Your goal :: Your task is to print, exactly and only, the lines from the start of the entries below through the line with "0.438, 0.318, 0.214];". Include both ends, but skip the pictures.

Material provided ::
--

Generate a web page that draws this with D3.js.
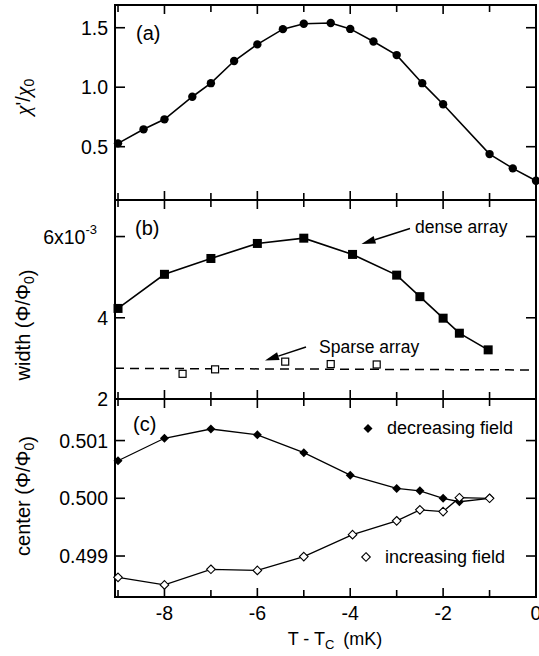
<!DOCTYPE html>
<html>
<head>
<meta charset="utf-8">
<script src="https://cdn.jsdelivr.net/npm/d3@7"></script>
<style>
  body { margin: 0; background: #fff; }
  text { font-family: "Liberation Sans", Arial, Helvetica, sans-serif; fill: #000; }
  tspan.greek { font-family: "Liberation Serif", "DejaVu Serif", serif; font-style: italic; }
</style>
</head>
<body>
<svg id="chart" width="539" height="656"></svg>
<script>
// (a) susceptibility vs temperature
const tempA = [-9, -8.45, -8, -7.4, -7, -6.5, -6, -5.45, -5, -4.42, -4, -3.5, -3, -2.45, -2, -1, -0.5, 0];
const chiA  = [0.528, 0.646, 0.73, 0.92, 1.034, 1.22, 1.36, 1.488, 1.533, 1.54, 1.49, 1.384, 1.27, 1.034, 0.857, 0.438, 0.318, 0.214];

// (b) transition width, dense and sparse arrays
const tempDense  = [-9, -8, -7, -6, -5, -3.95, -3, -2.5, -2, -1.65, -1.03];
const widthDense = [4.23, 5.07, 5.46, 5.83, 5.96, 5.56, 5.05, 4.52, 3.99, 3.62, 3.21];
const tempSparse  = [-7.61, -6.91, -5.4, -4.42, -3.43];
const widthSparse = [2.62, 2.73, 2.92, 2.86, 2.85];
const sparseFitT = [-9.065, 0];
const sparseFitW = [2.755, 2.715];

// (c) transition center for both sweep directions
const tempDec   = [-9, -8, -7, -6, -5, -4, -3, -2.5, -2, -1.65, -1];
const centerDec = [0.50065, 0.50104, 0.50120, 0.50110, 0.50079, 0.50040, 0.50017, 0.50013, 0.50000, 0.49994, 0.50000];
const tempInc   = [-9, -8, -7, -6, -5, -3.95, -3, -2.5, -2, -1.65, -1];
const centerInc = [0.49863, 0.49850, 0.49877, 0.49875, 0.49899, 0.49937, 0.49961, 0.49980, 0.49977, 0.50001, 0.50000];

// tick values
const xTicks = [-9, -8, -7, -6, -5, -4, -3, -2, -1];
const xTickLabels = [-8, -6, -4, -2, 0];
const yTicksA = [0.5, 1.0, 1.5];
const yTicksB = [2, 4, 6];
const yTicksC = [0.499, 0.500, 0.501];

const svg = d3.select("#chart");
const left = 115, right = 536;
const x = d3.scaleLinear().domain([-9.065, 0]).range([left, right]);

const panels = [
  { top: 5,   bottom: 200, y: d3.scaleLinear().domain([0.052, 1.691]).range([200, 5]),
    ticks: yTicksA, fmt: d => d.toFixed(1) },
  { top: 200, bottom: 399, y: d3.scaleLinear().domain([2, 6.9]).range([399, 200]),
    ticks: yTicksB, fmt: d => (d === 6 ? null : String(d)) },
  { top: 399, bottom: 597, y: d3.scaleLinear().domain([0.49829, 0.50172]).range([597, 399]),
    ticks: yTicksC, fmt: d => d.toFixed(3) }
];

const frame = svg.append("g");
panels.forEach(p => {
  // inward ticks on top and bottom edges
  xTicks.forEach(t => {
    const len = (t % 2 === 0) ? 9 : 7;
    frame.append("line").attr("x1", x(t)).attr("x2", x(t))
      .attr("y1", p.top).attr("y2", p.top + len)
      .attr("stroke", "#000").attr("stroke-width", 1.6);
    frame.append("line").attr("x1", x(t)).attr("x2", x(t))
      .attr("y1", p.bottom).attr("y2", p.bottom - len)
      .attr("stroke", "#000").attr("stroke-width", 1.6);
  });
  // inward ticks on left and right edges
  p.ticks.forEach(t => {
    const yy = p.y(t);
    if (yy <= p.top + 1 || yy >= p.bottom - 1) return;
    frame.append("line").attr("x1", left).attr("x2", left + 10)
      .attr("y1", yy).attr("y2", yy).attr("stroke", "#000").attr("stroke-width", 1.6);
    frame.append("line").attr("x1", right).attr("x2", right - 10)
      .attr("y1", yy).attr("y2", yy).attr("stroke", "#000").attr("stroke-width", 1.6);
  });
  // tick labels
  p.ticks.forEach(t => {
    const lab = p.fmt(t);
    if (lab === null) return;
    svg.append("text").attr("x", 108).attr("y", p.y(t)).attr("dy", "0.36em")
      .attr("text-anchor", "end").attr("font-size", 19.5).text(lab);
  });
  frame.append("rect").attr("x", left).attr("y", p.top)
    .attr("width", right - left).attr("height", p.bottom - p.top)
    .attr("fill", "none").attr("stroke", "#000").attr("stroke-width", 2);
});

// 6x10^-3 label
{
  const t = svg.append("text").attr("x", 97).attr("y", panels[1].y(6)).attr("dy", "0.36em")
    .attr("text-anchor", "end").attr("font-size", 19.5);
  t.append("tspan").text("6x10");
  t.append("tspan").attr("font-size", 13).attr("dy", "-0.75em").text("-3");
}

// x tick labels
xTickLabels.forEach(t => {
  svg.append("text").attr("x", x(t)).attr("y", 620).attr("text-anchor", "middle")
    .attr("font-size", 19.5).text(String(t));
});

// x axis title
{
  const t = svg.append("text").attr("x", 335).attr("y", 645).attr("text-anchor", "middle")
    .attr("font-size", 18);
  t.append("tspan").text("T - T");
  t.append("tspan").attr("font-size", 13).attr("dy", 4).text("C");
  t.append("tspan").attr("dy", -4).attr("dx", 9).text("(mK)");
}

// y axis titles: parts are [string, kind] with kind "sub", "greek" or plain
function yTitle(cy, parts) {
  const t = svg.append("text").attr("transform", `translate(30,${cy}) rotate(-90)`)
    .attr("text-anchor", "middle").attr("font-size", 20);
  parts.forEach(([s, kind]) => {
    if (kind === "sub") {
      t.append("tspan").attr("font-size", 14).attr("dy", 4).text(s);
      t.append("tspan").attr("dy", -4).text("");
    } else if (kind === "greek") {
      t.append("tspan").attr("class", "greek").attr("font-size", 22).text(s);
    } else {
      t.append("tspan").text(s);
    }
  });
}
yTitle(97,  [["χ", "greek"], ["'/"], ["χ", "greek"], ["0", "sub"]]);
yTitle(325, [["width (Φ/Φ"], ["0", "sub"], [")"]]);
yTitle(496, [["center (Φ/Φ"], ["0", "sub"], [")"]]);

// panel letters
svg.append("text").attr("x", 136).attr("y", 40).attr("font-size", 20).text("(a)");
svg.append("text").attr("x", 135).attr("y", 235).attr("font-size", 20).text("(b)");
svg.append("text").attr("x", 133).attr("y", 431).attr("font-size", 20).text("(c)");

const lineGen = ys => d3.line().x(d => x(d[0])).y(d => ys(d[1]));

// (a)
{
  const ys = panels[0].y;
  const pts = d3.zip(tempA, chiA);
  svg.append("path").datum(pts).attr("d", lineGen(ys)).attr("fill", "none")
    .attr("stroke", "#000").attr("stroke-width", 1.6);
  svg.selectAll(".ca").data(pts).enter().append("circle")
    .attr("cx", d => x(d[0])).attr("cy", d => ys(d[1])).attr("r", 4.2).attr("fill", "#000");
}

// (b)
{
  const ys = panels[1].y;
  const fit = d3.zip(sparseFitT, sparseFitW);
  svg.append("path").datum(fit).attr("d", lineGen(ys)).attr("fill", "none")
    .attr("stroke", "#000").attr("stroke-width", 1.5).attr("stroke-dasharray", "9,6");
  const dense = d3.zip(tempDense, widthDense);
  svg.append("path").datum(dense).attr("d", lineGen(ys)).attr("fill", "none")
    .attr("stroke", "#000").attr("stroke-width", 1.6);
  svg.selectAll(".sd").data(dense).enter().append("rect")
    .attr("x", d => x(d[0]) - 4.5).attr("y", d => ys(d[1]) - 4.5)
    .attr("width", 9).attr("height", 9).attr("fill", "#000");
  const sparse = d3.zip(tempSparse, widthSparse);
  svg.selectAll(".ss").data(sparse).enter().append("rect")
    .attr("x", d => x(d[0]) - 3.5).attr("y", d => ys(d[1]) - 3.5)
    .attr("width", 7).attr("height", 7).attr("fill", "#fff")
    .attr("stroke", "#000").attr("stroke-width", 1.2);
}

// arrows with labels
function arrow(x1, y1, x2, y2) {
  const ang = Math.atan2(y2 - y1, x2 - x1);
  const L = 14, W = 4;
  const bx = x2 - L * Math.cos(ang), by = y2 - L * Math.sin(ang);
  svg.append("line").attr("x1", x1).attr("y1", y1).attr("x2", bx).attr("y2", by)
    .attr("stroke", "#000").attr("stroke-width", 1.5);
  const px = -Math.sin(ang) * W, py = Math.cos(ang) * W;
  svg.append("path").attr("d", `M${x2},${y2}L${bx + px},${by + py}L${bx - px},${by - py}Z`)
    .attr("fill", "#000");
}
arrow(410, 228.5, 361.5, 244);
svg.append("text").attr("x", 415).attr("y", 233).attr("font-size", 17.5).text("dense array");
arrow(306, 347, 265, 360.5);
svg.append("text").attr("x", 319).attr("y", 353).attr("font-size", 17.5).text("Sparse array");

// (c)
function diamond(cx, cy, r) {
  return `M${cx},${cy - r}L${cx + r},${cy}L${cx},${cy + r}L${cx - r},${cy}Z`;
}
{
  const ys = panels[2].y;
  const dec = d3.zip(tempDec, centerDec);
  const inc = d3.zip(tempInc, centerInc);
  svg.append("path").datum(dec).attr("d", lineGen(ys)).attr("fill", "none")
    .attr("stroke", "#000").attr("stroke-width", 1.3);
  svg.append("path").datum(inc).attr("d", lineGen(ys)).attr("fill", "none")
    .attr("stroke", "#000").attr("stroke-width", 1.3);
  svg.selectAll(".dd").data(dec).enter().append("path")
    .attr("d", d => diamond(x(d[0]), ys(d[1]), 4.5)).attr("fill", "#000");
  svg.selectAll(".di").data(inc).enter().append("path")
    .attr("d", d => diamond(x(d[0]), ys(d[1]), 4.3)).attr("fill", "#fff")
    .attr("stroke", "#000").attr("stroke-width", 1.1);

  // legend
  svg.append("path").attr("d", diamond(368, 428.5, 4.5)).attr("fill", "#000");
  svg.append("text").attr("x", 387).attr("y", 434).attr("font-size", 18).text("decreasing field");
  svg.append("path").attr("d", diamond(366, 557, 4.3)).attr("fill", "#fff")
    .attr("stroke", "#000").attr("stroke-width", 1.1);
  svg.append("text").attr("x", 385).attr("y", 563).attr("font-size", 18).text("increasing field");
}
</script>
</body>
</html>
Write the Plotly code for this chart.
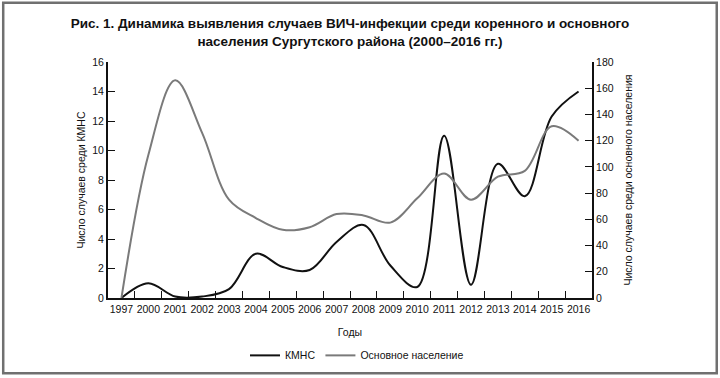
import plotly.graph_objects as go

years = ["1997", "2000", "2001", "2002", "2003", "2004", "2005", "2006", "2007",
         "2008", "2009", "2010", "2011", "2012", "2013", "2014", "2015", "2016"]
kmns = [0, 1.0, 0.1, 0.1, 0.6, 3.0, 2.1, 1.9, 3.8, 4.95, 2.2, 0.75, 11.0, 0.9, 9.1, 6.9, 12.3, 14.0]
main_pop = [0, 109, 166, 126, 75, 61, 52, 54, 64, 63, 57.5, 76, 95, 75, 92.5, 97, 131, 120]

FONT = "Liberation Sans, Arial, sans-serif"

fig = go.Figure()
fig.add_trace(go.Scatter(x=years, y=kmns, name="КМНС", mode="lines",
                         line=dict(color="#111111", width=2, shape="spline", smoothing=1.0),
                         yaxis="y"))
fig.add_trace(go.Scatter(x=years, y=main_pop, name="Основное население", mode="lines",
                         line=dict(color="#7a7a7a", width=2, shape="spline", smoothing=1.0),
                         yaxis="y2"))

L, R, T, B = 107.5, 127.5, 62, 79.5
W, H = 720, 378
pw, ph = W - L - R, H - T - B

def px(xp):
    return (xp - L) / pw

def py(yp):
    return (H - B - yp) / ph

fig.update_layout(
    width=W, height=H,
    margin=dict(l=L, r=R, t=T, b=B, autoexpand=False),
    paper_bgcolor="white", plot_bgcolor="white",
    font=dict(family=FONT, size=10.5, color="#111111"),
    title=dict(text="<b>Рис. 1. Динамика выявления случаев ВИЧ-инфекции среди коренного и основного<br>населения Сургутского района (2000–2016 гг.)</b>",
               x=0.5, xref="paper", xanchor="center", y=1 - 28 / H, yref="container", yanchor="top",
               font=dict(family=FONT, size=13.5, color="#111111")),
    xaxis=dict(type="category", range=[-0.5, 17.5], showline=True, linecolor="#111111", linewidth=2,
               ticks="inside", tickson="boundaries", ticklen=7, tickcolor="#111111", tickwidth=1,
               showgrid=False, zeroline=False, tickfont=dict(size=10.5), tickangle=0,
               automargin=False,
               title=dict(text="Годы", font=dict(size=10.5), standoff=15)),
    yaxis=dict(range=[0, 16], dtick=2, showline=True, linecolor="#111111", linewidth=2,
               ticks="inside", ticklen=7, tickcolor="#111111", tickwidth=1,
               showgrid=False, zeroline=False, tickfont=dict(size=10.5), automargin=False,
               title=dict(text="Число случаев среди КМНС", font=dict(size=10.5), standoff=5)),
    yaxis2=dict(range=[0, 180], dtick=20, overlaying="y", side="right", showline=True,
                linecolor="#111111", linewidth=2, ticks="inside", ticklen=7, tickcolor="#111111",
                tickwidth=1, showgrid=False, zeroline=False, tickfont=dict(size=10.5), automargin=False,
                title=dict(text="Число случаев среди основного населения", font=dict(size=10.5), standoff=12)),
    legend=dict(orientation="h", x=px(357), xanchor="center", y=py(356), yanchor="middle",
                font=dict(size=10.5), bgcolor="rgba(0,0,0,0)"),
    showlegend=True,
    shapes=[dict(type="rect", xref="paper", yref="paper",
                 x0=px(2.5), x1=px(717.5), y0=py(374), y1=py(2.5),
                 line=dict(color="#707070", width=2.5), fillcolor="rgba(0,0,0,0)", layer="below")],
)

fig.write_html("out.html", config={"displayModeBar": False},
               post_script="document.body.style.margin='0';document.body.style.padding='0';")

--

Solution ::
Generate a web page that draws this with D3.js.
<!DOCTYPE html>
<html>
<head>
<meta charset="utf-8">
<script src="https://cdn.jsdelivr.net/npm/d3@7"></script>
<style>
  body { margin: 0; background: #fff; }
  text { font-family: "Liberation Sans", Arial, Helvetica, sans-serif; fill: #000; }
  tspan.greek { font-family: "Liberation Serif", "DejaVu Serif", serif; font-style: italic; }
</style>
</head>
<body>
<svg id="chart" width="539" height="656"></svg>
<script>
// (a) susceptibility vs temperature
const tempA = [-9, -8.45, -8, -7.4, -7, -6.5, -6, -5.45, -5, -4.42, -4, -3.5, -3, -2.45, -2, -1, -0.5, 0];
const chiA  = [0.528, 0.646, 0.73, 0.92, 1.034, 1.22, 1.36, 1.488, 1.533, 1.54, 1.49, 1.384, 1.27, 1.034, 0.857, 0.438, 0.318, 0.214];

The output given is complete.